• _Given information_

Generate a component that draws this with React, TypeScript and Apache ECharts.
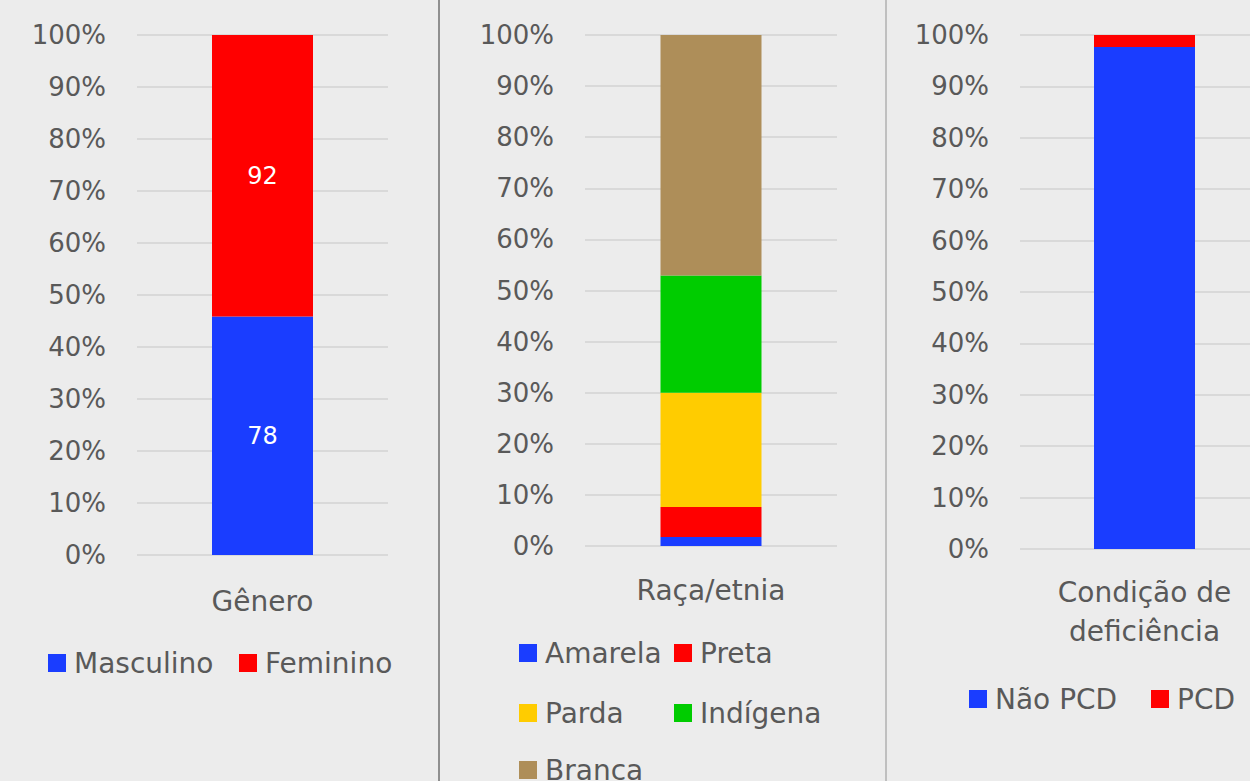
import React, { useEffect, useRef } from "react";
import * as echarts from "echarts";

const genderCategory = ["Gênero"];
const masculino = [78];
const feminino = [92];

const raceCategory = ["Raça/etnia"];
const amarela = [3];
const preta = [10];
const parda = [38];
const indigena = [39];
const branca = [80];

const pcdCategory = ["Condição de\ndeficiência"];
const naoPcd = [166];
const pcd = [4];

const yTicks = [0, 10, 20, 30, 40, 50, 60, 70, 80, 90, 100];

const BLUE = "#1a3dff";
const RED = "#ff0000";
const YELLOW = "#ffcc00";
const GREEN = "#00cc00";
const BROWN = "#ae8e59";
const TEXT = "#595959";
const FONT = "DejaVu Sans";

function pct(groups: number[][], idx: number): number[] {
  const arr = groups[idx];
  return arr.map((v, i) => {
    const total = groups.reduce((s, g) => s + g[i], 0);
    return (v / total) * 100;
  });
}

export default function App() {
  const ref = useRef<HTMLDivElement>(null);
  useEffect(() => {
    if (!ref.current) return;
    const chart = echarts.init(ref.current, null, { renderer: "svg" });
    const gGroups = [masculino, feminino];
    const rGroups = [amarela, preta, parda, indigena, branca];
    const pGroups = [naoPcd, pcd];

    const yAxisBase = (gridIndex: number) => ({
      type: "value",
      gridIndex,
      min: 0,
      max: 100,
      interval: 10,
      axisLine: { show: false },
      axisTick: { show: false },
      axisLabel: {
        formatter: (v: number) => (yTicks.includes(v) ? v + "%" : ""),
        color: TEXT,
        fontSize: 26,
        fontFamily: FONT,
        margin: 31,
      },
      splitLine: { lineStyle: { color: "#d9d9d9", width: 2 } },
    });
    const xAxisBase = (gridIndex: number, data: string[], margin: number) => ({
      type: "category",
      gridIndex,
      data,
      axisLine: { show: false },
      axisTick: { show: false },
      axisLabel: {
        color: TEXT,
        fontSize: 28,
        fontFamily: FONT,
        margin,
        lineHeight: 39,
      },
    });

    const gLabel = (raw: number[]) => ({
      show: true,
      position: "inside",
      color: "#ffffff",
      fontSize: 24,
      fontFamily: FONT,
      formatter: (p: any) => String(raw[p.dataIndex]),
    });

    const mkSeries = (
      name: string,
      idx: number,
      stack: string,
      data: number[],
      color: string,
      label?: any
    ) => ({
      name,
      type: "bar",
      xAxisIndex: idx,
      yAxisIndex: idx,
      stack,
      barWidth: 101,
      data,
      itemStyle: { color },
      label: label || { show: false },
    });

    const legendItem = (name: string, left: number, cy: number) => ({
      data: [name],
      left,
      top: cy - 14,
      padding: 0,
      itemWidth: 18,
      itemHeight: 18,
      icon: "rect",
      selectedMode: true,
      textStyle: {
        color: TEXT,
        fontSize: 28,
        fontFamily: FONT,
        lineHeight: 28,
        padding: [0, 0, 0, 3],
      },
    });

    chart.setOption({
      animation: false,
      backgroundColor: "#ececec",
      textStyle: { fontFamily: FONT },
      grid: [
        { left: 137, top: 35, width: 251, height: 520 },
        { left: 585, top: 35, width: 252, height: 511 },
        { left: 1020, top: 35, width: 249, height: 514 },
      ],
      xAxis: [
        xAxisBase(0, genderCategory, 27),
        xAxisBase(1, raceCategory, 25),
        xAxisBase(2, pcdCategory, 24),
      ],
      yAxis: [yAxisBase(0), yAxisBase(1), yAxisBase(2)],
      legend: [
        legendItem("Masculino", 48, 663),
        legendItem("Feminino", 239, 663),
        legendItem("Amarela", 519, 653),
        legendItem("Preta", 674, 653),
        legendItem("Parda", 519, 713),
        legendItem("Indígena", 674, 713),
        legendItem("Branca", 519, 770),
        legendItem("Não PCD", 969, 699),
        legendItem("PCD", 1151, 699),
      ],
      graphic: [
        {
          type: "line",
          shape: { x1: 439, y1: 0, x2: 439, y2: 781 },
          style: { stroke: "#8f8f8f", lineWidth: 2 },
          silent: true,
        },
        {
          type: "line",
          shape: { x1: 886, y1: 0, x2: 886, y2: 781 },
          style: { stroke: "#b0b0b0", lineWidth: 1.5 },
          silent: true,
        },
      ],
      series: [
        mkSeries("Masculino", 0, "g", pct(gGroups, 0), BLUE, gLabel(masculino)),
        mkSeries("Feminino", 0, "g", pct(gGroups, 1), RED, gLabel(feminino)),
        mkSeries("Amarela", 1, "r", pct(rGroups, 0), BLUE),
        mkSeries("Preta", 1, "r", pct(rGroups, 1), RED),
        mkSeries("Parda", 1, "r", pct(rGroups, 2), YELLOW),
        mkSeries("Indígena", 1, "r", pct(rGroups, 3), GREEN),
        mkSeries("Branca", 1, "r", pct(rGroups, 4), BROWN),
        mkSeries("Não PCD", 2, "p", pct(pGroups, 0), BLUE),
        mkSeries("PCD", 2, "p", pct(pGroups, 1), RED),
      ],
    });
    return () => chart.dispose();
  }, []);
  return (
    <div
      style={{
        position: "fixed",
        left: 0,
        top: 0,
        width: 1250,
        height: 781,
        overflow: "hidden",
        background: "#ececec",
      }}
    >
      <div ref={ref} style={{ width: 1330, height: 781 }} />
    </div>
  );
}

• _Exercise objective_
Go through the listing above and quote it exactly, apart from its images.

• _Response to this exercise_
Generate a component that draws this with React, TypeScript and Apache ECharts.
import React, { useEffect, useRef } from "react";
import * as echarts from "echarts";

const genderCategory = ["Gênero"];
const masculino = [78];
const feminino = [92];

const raceCategory = ["Raça/etnia"];
const amarela = [3];
const preta = [10];
const parda = [38];
const indigena = [39];
const branca = [80];

const pcdCategory = ["Condição de\ndeficiência"];
const naoPcd = [166];
const pcd = [4];

const yTicks = [0, 10, 20, 30, 40, 50, 60, 70, 80, 90, 100];

const BLUE = "#1a3dff";
const RED = "#ff0000";
const YELLOW = "#ffcc00";
const GREEN = "#00cc00";
const BROWN = "#ae8e59";
const TEXT = "#595959";
const FONT = "DejaVu Sans";

function pct(groups: number[][], idx: number): number[] {
  const arr = groups[idx];
  return arr.map((v, i) => {
    const total = groups.reduce((s, g) => s + g[i], 0);
    return (v / total) * 100;
  });
}

export default function App() {
  const ref = useRef<HTMLDivElement>(null);
  useEffect(() => {
    if (!ref.current) return;
    const chart = echarts.init(ref.current, null, { renderer: "svg" });
    const gGroups = [masculino, feminino];
    const rGroups = [amarela, preta, parda, indigena, branca];
    const pGroups = [naoPcd, pcd];

    const yAxisBase = (gridIndex: number) => ({
      type: "value",
      gridIndex,
      min: 0,
      max: 100,
      interval: 10,
      axisLine: { show: false },
      axisTick: { show: false },
      axisLabel: {
        formatter: (v: number) => (yTicks.includes(v) ? v + "%" : ""),
        color: TEXT,
        fontSize: 26,
        fontFamily: FONT,
        margin: 31,
      },
      splitLine: { lineStyle: { color: "#d9d9d9", width: 2 } },
    });
    const xAxisBase = (gridIndex: number, data: string[], margin: number) => ({
      type: "category",
      gridIndex,
      data,
      axisLine: { show: false },
      axisTick: { show: false },
      axisLabel: {
        color: TEXT,
        fontSize: 28,
        fontFamily: FONT,
        margin,
        lineHeight: 39,
      },
    });

    const gLabel = (raw: number[]) => ({
      show: true,
      position: "inside",
      color: "#ffffff",
      fontSize: 24,
      fontFamily: FONT,
      formatter: (p: any) => String(raw[p.dataIndex]),
    });

    const mkSeries = (
      name: string,
      idx: number,
      stack: string,
      data: number[],
      color: string,
      label?: any
    ) => ({
      name,
      type: "bar",
      xAxisIndex: idx,
      yAxisIndex: idx,
      stack,
      barWidth: 101,
      data,
      itemStyle: { color },
      label: label || { show: false },
    });

    const legendItem = (name: string, left: number, cy: number) => ({
      data: [name],
      left,
      top: cy - 14,
      padding: 0,
      itemWidth: 18,
      itemHeight: 18,
      icon: "rect",
      selectedMode: true,
      textStyle: {
        color: TEXT,
        fontSize: 28,
        fontFamily: FONT,
        lineHeight: 28,
        padding: [0, 0, 0, 3],
      },
    });

    chart.setOption({
      animation: false,
      backgroundColor: "#ececec",
      textStyle: { fontFamily: FONT },
      grid: [
        { left: 137, top: 35, width: 251, height: 520 },
        { left: 585, top: 35, width: 252, height: 511 },
        { left: 1020, top: 35, width: 249, height: 514 },
      ],
      xAxis: [
        xAxisBase(0, genderCategory, 27),
        xAxisBase(1, raceCategory, 25),
        xAxisBase(2, pcdCategory, 24),
      ],
      yAxis: [yAxisBase(0), yAxisBase(1), yAxisBase(2)],
      legend: [
        legendItem("Masculino", 48, 663),
        legendItem("Feminino", 239, 663),
        legendItem("Amarela", 519, 653),
        legendItem("Preta", 674, 653),
        legendItem("Parda", 519, 713),
        legendItem("Indígena", 674, 713),
        legendItem("Branca", 519, 770),
        legendItem("Não PCD", 969, 699),
        legendItem("PCD", 1151, 699),
      ],
      graphic: [
        {
          type: "line",
          shape: { x1: 439, y1: 0, x2: 439, y2: 781 },
          style: { stroke: "#8f8f8f", lineWidth: 2 },
          silent: true,
        },
        {
          type: "line",
          shape: { x1: 886, y1: 0, x2: 886, y2: 781 },
          style: { stroke: "#b0b0b0", lineWidth: 1.5 },
          silent: true,
        },
      ],
      series: [
        mkSeries("Masculino", 0, "g", pct(gGroups, 0), BLUE, gLabel(masculino)),
        mkSeries("Feminino", 0, "g", pct(gGroups, 1), RED, gLabel(feminino)),
        mkSeries("Amarela", 1, "r", pct(rGroups, 0), BLUE),
        mkSeries("Preta", 1, "r", pct(rGroups, 1), RED),
        mkSeries("Parda", 1, "r", pct(rGroups, 2), YELLOW),
        mkSeries("Indígena", 1, "r", pct(rGroups, 3), GREEN),
        mkSeries("Branca", 1, "r", pct(rGroups, 4), BROWN),
        mkSeries("Não PCD", 2, "p", pct(pGroups, 0), BLUE),
        mkSeries("PCD", 2, "p", pct(pGroups, 1), RED),
      ],
    });
    return () => chart.dispose();
  }, []);
  return (
    <div
      style={{
        position: "fixed",
        left: 0,
        top: 0,
        width: 1250,
        height: 781,
        overflow: "hidden",
        background: "#ececec",
      }}
    >
      <div ref={ref} style={{ width: 1330, height: 781 }} />
    </div>
  );
}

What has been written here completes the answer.